● **Source excerpt**
───

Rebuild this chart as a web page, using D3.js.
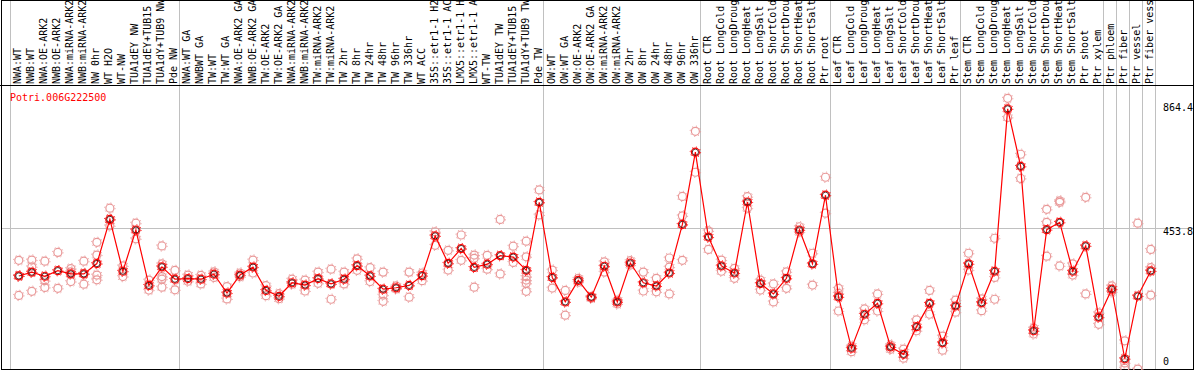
<!DOCTYPE html>
<html>
<head>
<meta charset="utf-8">
<script src="https://cdn.jsdelivr.net/npm/d3@7"></script>
<style>
  body { margin: 0; background: #fff; }
  text { font-family: "DejaVu Sans Mono", monospace; font-size: 10px; }
</style>
</head>
<body>
<div id="chart"></div>
<script>
var W = 1194, H = 370;

// sample names, one per column
var labels = ["NWA:WT","NWB:WT","NWA:OE-ARK2","NWB:OE-ARK2","NWA:miRNA-ARK2","NWB:miRNA-ARK2","NW 0hr","WT H2O","WT-NW","TUA1dEY NW",
  "TUA1dEY+TUB15","TUA1dY+TUB9 NW","Pde NW","NWA:WT GA","NWBWT GA","TW:WT","TW:WT GA","NWA:OE-ARK2 GA","NWB:OE-ARK2 GA","TW:OE-ARK2",
  "TW:OE-ARK2 GA","NWA:miRNA-ARK2","NWB:miRNA-ARK2","TW:miRNA-ARK2","TW:miRNA-ARK2","TW 2hr","TW 8hr","TW 24hr","TW 48hr","TW 96hr",
  "TW 336hr","WT ACC","35S::etr1-1 H2O","35S::etr1-1 ACC","LMX5::etr1-1 H2O","LMX5::etr1-1 ACC","WT-TW","TUA1dEY TW","TUA1dEY+TUB15","TUA1dY+TUB9 TW",
  "Pde TW","OW:WT","OW:WT GA","OW:OE-ARK2","OW:OE-ARK2 GA","OW:miRNA-ARK2","OW:miRNA-ARK2","OW 2hr","OW 8hr","OW 24hr",
  "OW 48hr","OW 96hr","OW 336hr","Root CTR","Root LongCold","Root LongDrought","Root LongHeat","Root LongSalt","Root ShortCold","Root ShortDrought",
  "Root ShortHeat","Root ShortSalt","Ptr root","Leaf CTR","Leaf LongCold","Leaf LongDrought","Leaf LongHeat","Leaf LongSalt","Leaf ShortCold","Leaf ShortDrought",
  "Leaf ShortHeat","Leaf ShortSalt","Ptr leaf","Stem CTR","Stem LongCold","Stem LongDrought","Stem LongHeat","Stem LongSalt","Stem ShortCold","Stem ShortDrought",
  "Stem ShortHeat","Stem ShortSalt","Ptr shoot","Ptr xylem","Ptr phloem","Ptr fiber","Ptr vessel","Ptr fiber vessel"];

// mean expression per sample
var means = [291,304,290,309,298,298,333,483,307,447,
  259,322,280,282,280,297,233,294,321,242,
  222,268,260,282,264,280,326,291,246,251,
  259,292,427,334,384,320,331,360,355,310,
  541,286,203,276,219,324,203,335,268,257,
  301,466,711,423,325,301,542,265,230,283,
  447,332,565,220,46,161,198,50,25,119,
  198,64,189,332,200,307,858,663,105,448,
  473,307,393,151,246,10,223,308];

// replicate values per sample
var reps = [[344,291,225],[345,322,239],[341,275,252],[371,249],[316,305,272],[341,263,300],[405,362,294,278],[521,483,461],[325,289],[470,417],
  [277,243],[393,332,289,280,253],[310,244],[294,273],[293,264],[305,286],[255,213],[301,288],[345,301],[258,224],
  [231,214],[280,263],[277,240],[304,266],[314,212],[304,264],[349,310],[319,272],[304,226,205],[247,257],
  [304,219],[301,275],[441,395],[378,311],[430,344],[362,351,253],[361,314],[483,298],[392,337],[409,356,289,277,266,239],
  [583,498],[311,250],[242,158],[283,270],[222,215],[339,304],[209,196],[343,328],[304,240],[283,237],
  [352,321,230],[561,495,344],[782,643],[444,381],[345,307],[317,283],[560,521],[277,243],[264,203],[305,249],
  [458,440],[368,260],[626,504],[249,232,172],[34,53],[179,142],[230,172],[42,57],[43,12],[142,105],
  [242,161],[87,39],[209,168],[368,311],[213,173],[419,286,212],[894,829],[704,622],[94,114],[517,473,358],
  [546,541,325],[332,294],[558,230],[166,127],[257,237],[71,-4,-22],[470,-25],[381,319,226]];

// columns where a new group starts (vertical separators)
var groupBreaks = [0, 13, 41, 53, 63, 73, 84, 85, 86, 87, 88];
var yTicks = [864.4, 453.8, 0];
var geneName = "Potri.006G222500";

var svg = d3.select("#chart").append("svg").attr("width", W).attr("height", H);

var x = d3.scaleBand().domain(d3.range(labels.length)).range([10.5, 1155.5]).padding(0);
var y = d3.scaleLinear().domain([0, 864.4]).range([361.7, 107]);
var px = function (i) { return x(i) + 8.3; };

// vertical group separators
svg.selectAll("line.vg").data(groupBreaks).enter().append("line")
  .attr("x1", function (d) { var v = d < labels.length ? x(d) : x.range()[1]; return Math.floor(v) + 0.5; })
  .attr("x2", function (d) { var v = d < labels.length ? x(d) : x.range()[1]; return Math.floor(v) + 0.5; })
  .attr("y1", 0).attr("y2", H)
  .style("stroke", "#c0c0c0").style("stroke-width", 1);

// horizontal grid line at the middle tick
svg.append("line")
  .attr("x1", 1).attr("x2", W).attr("y1", Math.round(y(453.8)) + 0.5).attr("y2", Math.round(y(453.8)) + 0.5)
  .style("stroke", "#c0c0c0");

// frame
svg.append("rect").attr("x", 1.5).attr("y", 0.5).attr("width", W - 2).attr("height", 369)
  .style("fill", "none").style("stroke", "#000");
svg.append("line").attr("x1", 0).attr("x2", W).attr("y1", 85.5).attr("y2", 85.5).style("stroke", "#000");

// rotated sample labels
svg.selectAll("text.lab").data(labels).enter().append("text")
  .attr("transform", function (d, i) { return "translate(" + (px(i) + 2.5) + ",84) rotate(-90)"; })
  .style("fill", "#000")
  .text(function (d) { return d; });

// gene name
svg.append("text").attr("x", 10).attr("y", 101).style("fill", "#ff0000").text(geneName);

// right axis labels
svg.selectAll("text.yt").data(yTicks).enter().append("text")
  .attr("x", 1163)
  .attr("y", function (d) { return y(d) + (d === 453.8 ? 7.5 : 3.5); })
  .style("fill", "#000")
  .text(function (d) { return d === 0 ? "0" : d3.format(".1f")(d); });

// replicate points
var repPts = [];
reps.forEach(function (r, i) { r.forEach(function (v) { repPts.push({ i: i, v: v }); }); });

function marker(g, pts, color, cls) {
  g.selectAll("circle." + cls + "t").data(pts).enter().append("circle")
    .attr("cx", function (d) { return px(d.i); })
    .attr("cy", function (d) { return y(d.v); })
    .attr("r", 5.2)
    .style("fill", "none").style("stroke", color).style("stroke-width", 1)
    .style("stroke-dasharray", "1.1 2.98");
  g.selectAll("circle." + cls).data(pts).enter().append("circle")
    .attr("cx", function (d) { return px(d.i); })
    .attr("cy", function (d) { return y(d.v); })
    .attr("r", 4)
    .style("fill", "none").style("stroke", color).style("stroke-width", 1.2);
}

var gRep = svg.append("g");
marker(gRep, repPts, "#e99898", "rp");

// mean line
svg.append("path")
  .datum(means)
  .attr("d", d3.line().x(function (d, i) { return px(i); }).y(function (d) { return y(d); }))
  .style("fill", "none").style("stroke", "#ff0000").style("stroke-width", 1.2);

// mean markers
var meanPts = means.map(function (v, i) { return { i: i, v: v }; });
var gMean = svg.append("g");
marker(gMean, meanPts, "#ff0000", "mn");
gMean.selectAll("circle.inner").data(meanPts).enter().append("circle")
  .attr("cx", function (d) { return px(d.i); })
  .attr("cy", function (d) { return y(d.v); })
  .attr("r", 3.1)
  .style("fill", "none").style("stroke", "#300000").style("stroke-width", 0.8);
</script>
</body>
</html>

───

● **Task to complete**
Take the material above from its first line through the line holding "var W = 1194, H = 370;" and set it down exactly, without the pictures.

● **Task answer**
Rebuild this chart as a web page, using D3.js.
<!DOCTYPE html>
<html>
<head>
<meta charset="utf-8">
<script src="https://cdn.jsdelivr.net/npm/d3@7"></script>
<style>
  body { margin: 0; background: #fff; }
  text { font-family: "DejaVu Sans Mono", monospace; font-size: 10px; }
</style>
</head>
<body>
<div id="chart"></div>
<script>
var W = 1194, H = 370;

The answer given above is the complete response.